Cadbury’s purple battle is lost….

We have previously commented on the ongoing battle between Cadbury and Nestlé over the colour purple. Cadbury has lost the final battle of the bars, ending a ten year legal battle when the UK Supreme Court refused Cadbury’s application to appeal against the Court of Appeal’s decision to refuse their UK trade mark application for the colour purple.

Lesson to be learnt

Based on the comments of the Courts, it is clear that you can obtain a registered trade mark for a colour, you just have to make sure that you fulfil certain criteria when applying for the same.  Obtaining a registration for a colour can give a huge competitive advantage, as shown by Cadbury fighting for so long to protect the colour purple.  Our attorneys have experience in protecting colours as trade marks and can advise on the steps which should be taken and the options available to you.


The battle began with Cadbury applying for a UK trade mark application for a shade of purple (Pantone 2685C) for the goods “chocolate in bar and tablet form; eating chocolate; drinking chocolate; preparations for making drinking chocolate” see: (

Nestlé opposed Cadbury’s application on the basis that the mark was devoid of distinctive character, the mark designated a characteristic of the goods (namely the characteristic of having purple packaging), the mark had not acquired distinctive character through use and finally, Nestlé also submitted that the colour purple is commonly used in trade for the goods.

Cadbury conceded that the mark was not distinctive per se but contended they had acquired distinctiveness for the colour purple through use and so the mark should have been registrable.

Both the UK IPO and the High Court agreed that the evidence filed by Cadbury showed the mark had acquired distinctiveness in relation to the specific chocolate goods listed above.

Nestlé’s next move

Before even considering whether a mark is distinctive and not descriptive of a characteristic of the goods/services in respect of which protection is being sought, the trade mark application has to be checked to make sure that the trade mark be “a sign” which is “graphically represented”.

Nestlé appealed to the Court of Appeal on the basis that there had been errors made by the Courts in finding that the mark applied for by Cadbury had fulfilled those initial criteria, see:

The Court of Appeal upheld Nestlé’s appeal, rejecting Cadbury’s application.  In a summary, the Court of Appeal held that the hearing officer and trial judge had erred in principle by misinterpreting the verbal description of the graphic representation of the mark.

The use of the word “predominant” in the description could mean a number of different visual forms.  The word “predominant” implies a reference to other colours and/or matter which is not described in the application.  The Court of Appeal also held that if properly interpreted, this description would not constitute “a sign” which is “graphically represented” on the basis that the trade mark could cover other colours and/or matter which is not stated in the description.

Therefore, the mark is not graphically represented or verbally described in the precise manner required and so does not satisfy the initial filing requirements.

The Court of Appeal concluded that to allow a registration so lacking in specificity, clarity and precision of visual appearance would offend against the principle of certainty.
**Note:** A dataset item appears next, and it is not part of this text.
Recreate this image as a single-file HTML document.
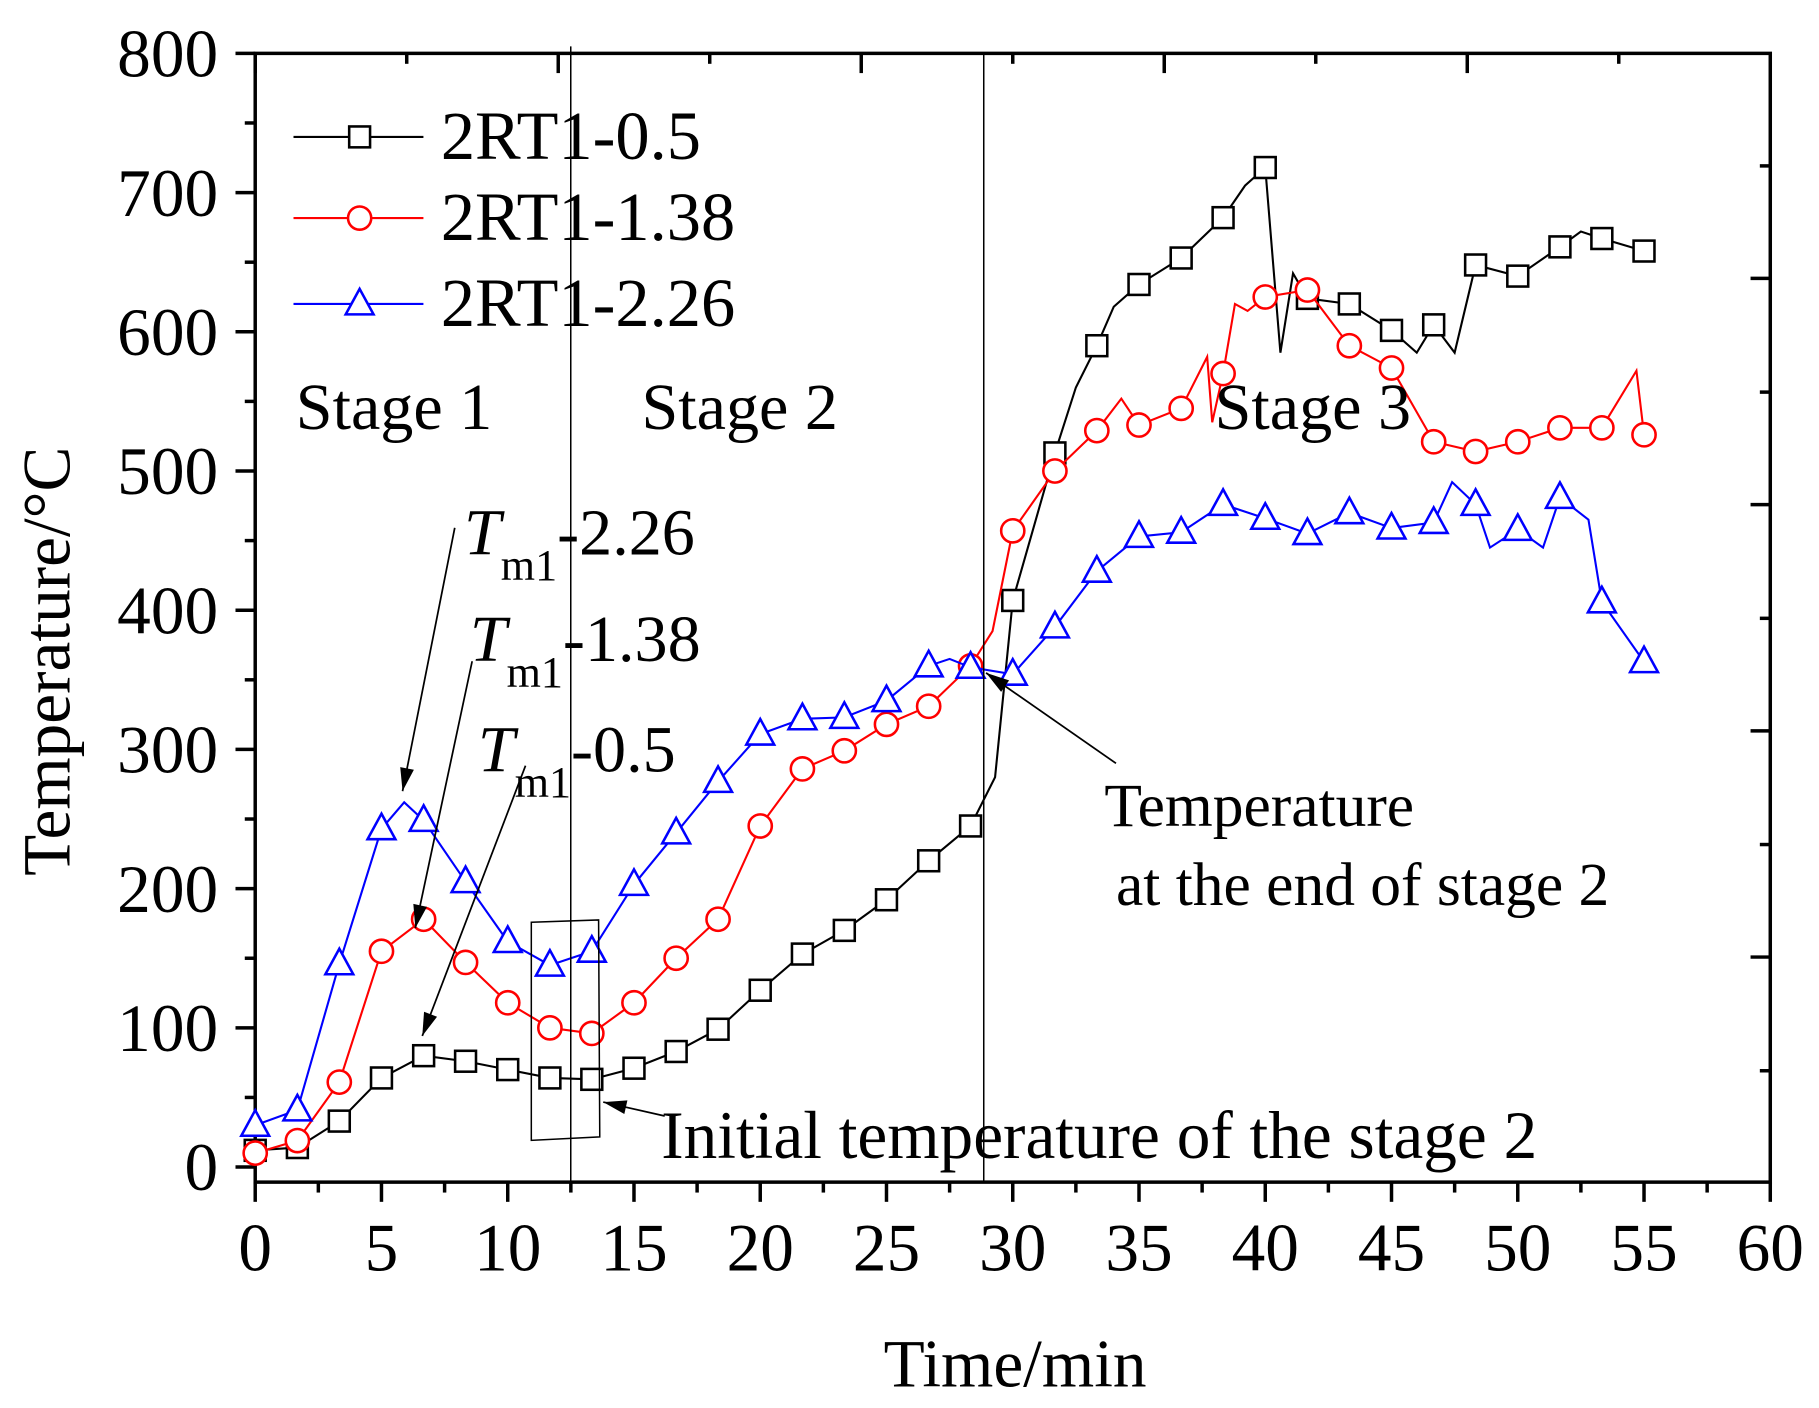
<!DOCTYPE html>
<html><head><meta charset="utf-8"><style>
html,body{margin:0;padding:0;background:#fff}
svg{display:block}
text{font-family:"Liberation Serif",serif;fill:#000}
</style></head><body>
<svg id="chart" width="1819" height="1408" viewBox="0 0 1568 1213.7" xmlns="http://www.w3.org/2000/svg">
<g id="axes"></g>
<g id="series"></g>
<g id="annot">
  <line x1="492" y1="40" x2="492" y2="1018" stroke="#000" stroke-width="1.3"/>
  <line x1="848" y1="46" x2="848" y2="1020" stroke="#000" stroke-width="1.3"/>
  <polygon points="458,795 516,793 517,980 458,983" fill="none" stroke="#000" stroke-width="1.3"/>
  <text x="255" y="370" font-size="57">Stage 1</text>
  <text x="553" y="370" font-size="57">Stage 2</text>
  <text x="1047" y="370" font-size="57">Stage 3</text>
  <text x="400" y="478" font-size="57"><tspan font-style="italic">T</tspan><tspan font-size="38" dy="22">m1</tspan><tspan dy="-22">-2.26</tspan></text>
  <text x="405" y="570" font-size="57"><tspan font-style="italic">T</tspan><tspan font-size="38" dy="22">m1</tspan><tspan dy="-22">-1.38</tspan></text>
  <text x="412" y="665" font-size="57"><tspan font-style="italic">T</tspan><tspan font-size="38" dy="22">m1</tspan><tspan dy="-22">-0.5</tspan></text>
  <text x="952" y="712" font-size="53">Temperature</text>
  <text x="962" y="780" font-size="53">at the end of stage 2</text>
  <text x="570" y="998" font-size="58">Initial temperature of the stage 2</text>
</g>
<g id="legend"></g>
<script>
const NS="http://www.w3.org/2000/svg";
const xTicks=[0,5,10,15,20,25,30,35,40,45,50,55,60];
const yTicks=[0,100,200,300,400,500,600,700,800];
const markerTimes=[0,1.67,3.33,5,6.67,8.33,10,11.67,13.33,15,16.67,18.33,20,21.67,23.33,25,26.67,28.33,30,31.67,33.33,35,36.67,38.33,40,41.67,43.33,45,46.67,48.33,50,51.67,53.33,55];
const black=[12,14,33,64,80,76,70,64,63,71,83,99,127,153,170,192,220,245,407,513,590,634,653,682,718,624,620,601,605,648,640,661,667,658];
const red=[10,19,61,155,178,147,118,100,96,118,150,178,245,286,299,318,331,360,457,500,529,533,545,570,625,630,590,574,521,514,521,531,531,526];
const blue=[30,41,146,243,249,205,162,145,155,203,240,277,311,322,323,335,360,359,354,388,428,453,456,476,466,455,470,459,463,476,458,481,406,363];
const blackExtraT=[29.3,32.5,34,39.2,40.6,41.1,46,47.5,52.5];
const blackExtraV=[280,560,618,705,585,642,585,585,672];
const redExtraT=[29.2,34.3,37.7,37.9,38.8,39.3,54.7];
const redExtraV=[385,552,582,535,620,615,572];
const blueExtraT=[5.9,27.5,47.4,48.9,51,52.8];
const blueExtraV=[262,365,492,445,445,465];

const X0=220,X1=1526,Y0=1006,Y1=46,FB=1019,FT=46;
const xs=t=>X0+(X1-X0)*t/60;
const ys=v=>Y0+(Y1-Y0)*v/800;
function mk(tag,attrs,parent){const e=document.createElementNS(NS,tag);for(const k in attrs)e.setAttribute(k,attrs[k]);parent.appendChild(e);return e;}
const ax=document.getElementById('axes');
const fr=mk('rect',{x:X0,y:FT,width:X1-X0,height:FB-FT,fill:'none',stroke:'#000','stroke-width':3},ax);


xTicks.forEach(t=>{
  const l=mk('line',{x1:xs(t),x2:xs(t),y1:FB,y2:FB+17,stroke:'#000','stroke-width':3},ax);
  
  
  if(t<60){const m=mk('line',{x1:xs(t+2.5),x2:xs(t+2.5),y1:FB,y2:FB+9,stroke:'#000','stroke-width':3},ax);
  
  }
  const tx=mk('text',{x:xs(t),y:1095,'font-size':58,'text-anchor':'middle'},ax);tx.textContent=t;
  
  
});
yTicks.forEach(v=>{
  const l=mk('line',{x1:X0-17,x2:X0,y1:ys(v),y2:ys(v),stroke:'#000','stroke-width':3},ax);
  
  
  if(v<800){const m=mk('line',{x1:X0-9,x2:X0,y1:ys(v+50),y2:ys(v+50),stroke:'#000','stroke-width':3},ax);
  
  }
  const tx=mk('text',{x:188,y:ys(v)+20,'font-size':58,'text-anchor':'end'},ax);tx.textContent=v;
  
  
});
[0,6,12,18,24,30,36,42,48,54].forEach((t,i)=>{
  const l=mk('line',{x1:xs(t),x2:xs(t),y1:FT,y2:FT+(i%2?9:17),stroke:'#000','stroke-width':3},ax);
  
  
});
[143,240,338,435,533,630,728,825,923].forEach((y,i)=>{
  const l=mk('line',{x1:X1-(i%2?17:9),x2:X1,y1:y,y2:y,stroke:'#000','stroke-width':3},ax);
  
  
});
const yt=mk('text',{x:0,y:0,'font-size':58,'text-anchor':'middle',transform:'translate(60,570) rotate(-90)'},ax);
yt.textContent='Temperature/°C';


const xt=mk('text',{x:875,y:1195,'font-size':58,'text-anchor':'middle'},ax);
xt.textContent='Time/min';



const sg=document.getElementById('series');
function marker(type,cx,cy,color,parent){
  let e;
  if(type==='sq')e=mk('rect',{x:cx-9,y:cy-9,width:18,height:18,fill:'#fff',stroke:color,'stroke-width':2.2},parent);
  else if(type==='ci')e=mk('circle',{cx:cx,cy:cy,r:10,fill:'#fff',stroke:color,'stroke-width':2.2},parent);
  else e=mk('polygon',{points:`${cx},${cy-13} ${cx-12},${cy+9} ${cx+12},${cy+9}`,fill:'#fff',stroke:color,'stroke-width':2.2},parent);
  return e;
}
function series(name,vals,eT,eV,color,type){
  const g=mk('g',{},sg);
  
  
  let pts=markerTimes.map((t,i)=>[t,vals[i]]);
  eT.forEach((t,i)=>pts.push([t,eV[i]]));
  pts.sort((a,b)=>a[0]-b[0]);
  const p=mk('polyline',{points:pts.map(p=>xs(p[0])+','+ys(p[1])).join(' '),fill:'none',stroke:color,'stroke-width':1.8},g);
  
  
  markerTimes.forEach((t,i)=>{
    const m=marker(type,xs(t),ys(vals[i]),color,g);
    
    
  });
}
series('series-2rt1-0.5',black,blackExtraT,blackExtraV,'#000','sq');
series('series-2rt1-1.38',red,redExtraT,redExtraV,'#ff0000','ci');
series('series-2rt1-2.26',blue,blueExtraT,blueExtraV,'#0000ff','tr');

const an=document.getElementById('annot');
function arrow(x1,y1,x2,y2){
  const g=mk('g',{},an);
  
  
  mk('line',{x1,y1,x2,y2,stroke:'#000','stroke-width':1.5},g);
  const a=Math.atan2(y2-y1,x2-x1),L=20,W=6;
  const bx=x2-L*Math.cos(a),by=y2-L*Math.sin(a);
  mk('polygon',{points:`${x2},${y2} ${bx+W*Math.sin(a)},${by-W*Math.cos(a)} ${bx-W*Math.sin(a)},${by+W*Math.cos(a)}`,fill:'#000'},g);
}
arrow(392,455,347,682);
arrow(407,570,358,800);
arrow(453,660,364,893);
arrow(962,658,850,580);
arrow(573,962,520,950);

const lg=document.getElementById('legend');
[['2RT1-0.5','#000','sq',118],['2RT1-1.38','#ff0000','ci',188],['2RT1-2.26','#0000ff','tr',262]].forEach(d=>{
  const g=mk('g',{},lg);
  
  
  mk('line',{x1:253,x2:365,y1:d[3],y2:d[3],stroke:d[1],'stroke-width':1.8},g);
  marker(d[2],310,d[3],d[1],g);
  const t=mk('text',{x:380,y:d[3]+19,'font-size':59},g);t.textContent=d[0];
});
</script>
</svg>
</body></html>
Further, it would also “offend against the principle of fairness by giving a competitive advantage to Cadbury and by putting Nestlé and its other competitors at a disadvantage”.

Cadbury’s next move

Cadbury filed an application to the Supreme Court to appeal the ruling however, leave to appeal was refused.  The Supreme Court found that Cadbury’s application to appeal did not raise an arguable point of law and would give an unfair competitive advantage to Cadbury without the required clarity, objectivity and precision needed for a trade mark stating:

“it is not necessary to request the Court of Justice to give any ruling, because the question is irrelevant as the court’s existing jurisprudence already provides a sufficient answer.”

Check mate to Nestlé?  Not necessarily

Cadbury has no further avenues to appeal but it would be a brave company which decides to brand its chocolate products using a shade of purple (Pantone 2685C) for the packaging.

There is nothing to stop Cadbury reapplying for trade mark protection for the mark, just this time around, making sure the application, the mark is correctly graphically represented supported by a verbal description which is precise in manner.

Also, Cadbury will undoubtedly have common law rights in the specific colour purple for packaging of chocolate products which could be used.  The UK IPO and the High Court both conceded that the evidence filed by Cadbury showed the mark had acquired distinctiveness in relation to the specific chocolate goods. Such evidence could certainly be used to substantiate a passing off claim in the UK.

It may also be coincidence, but Cadbury have of course successfully blocked Nestlé s UK trade mark application for the shape of the KIT KAT four fingered chocolate bar.  It will be interesting to see if Cadbury launches a new chocolate bar… comprising of four fingers.